Di chi la colpa di tutto questo ? Di quella politica miope che sin qui ha sempre pensato al presente, pro pancia sua, e non ha mai avuto la necessaria lungimiranza per capire che, presto o tardi, saremmo inevitabilmente arrivati a questo. Il discorso sarebbe lungo, ma mi fermo qui con un banale esempio. Tutti i santi giorni la pubblicità mass-mediatica ci inebetisce con programmi di una tale idiozia, per di più fatti da aziende nazionali importanti, che, per la loro grande inefficacia, dimostrano che è inutile spingere per vendere quando non esistono più le condizioni per farlo, intendendo per condizioni non tanto la mancanza di denaro seppur fatto oggettivo, quanto la saturazione dei prodotti messi in vendita tanto che, nello spazio di un paio di minuti, siamo tutti costretti ad assistere anche 6-7 promozioni, una di seguito all’altra, volte alla vendita di macchine italiane ed estere che non trovano collocazione e che, a rigor di logica, come sta succedendo oggi per la Fiat con 35 % di vendite in meno, potrebbero avere un futuro privo di mercato. Per ora, futuro più a favore della produzione asiatica che produce il doppio ed a metà prezzo vetture di ottimo livello, mentre l’Italia continua invano a scannarsi per vendere fin ad arrivare a quel punto di frizione economica che si realizza in negativo con la chiusura delle fabbriche, fallimenti e suicidi degli imprenditori.
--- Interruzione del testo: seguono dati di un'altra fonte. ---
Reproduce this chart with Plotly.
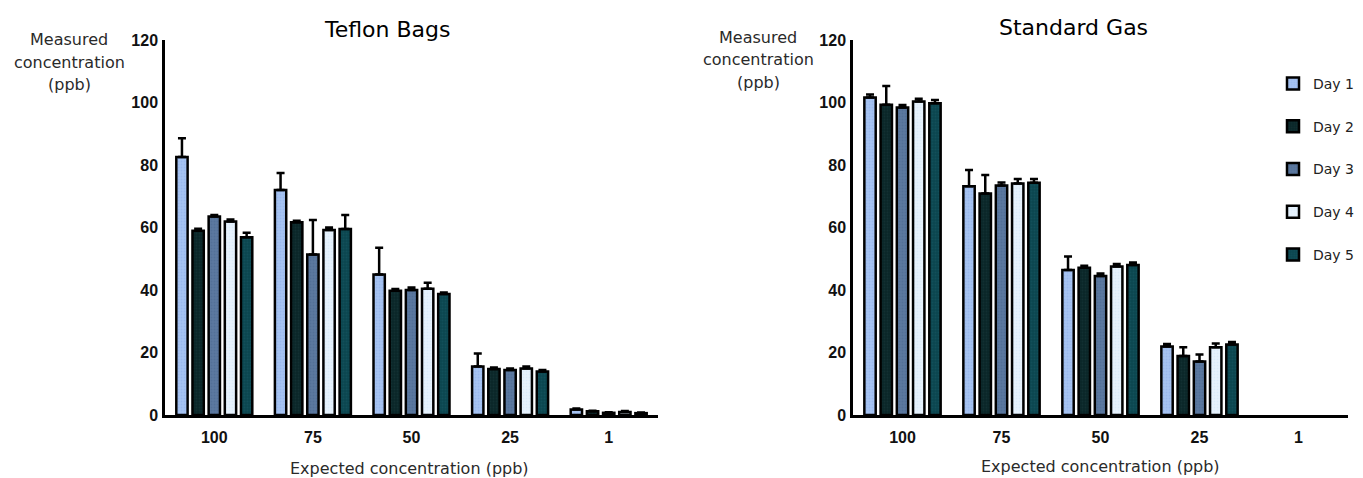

Purtroppo ora il problema grosso c’è, e di inaudite dimensioni !, ma – ahimè – non appare all’orizzonte nessuna soluzione in tempi accettabili per poter rivoluzionare il sistema, mettendo in discussione tutto ciò che le politiche economiche miopi non hanno saputo o voluto vedere per tempo. Del resto, fra ladri ed incompetenti, fatte salve le eccezioni che pur ci sono, non ci si poteva aspettare di meglio.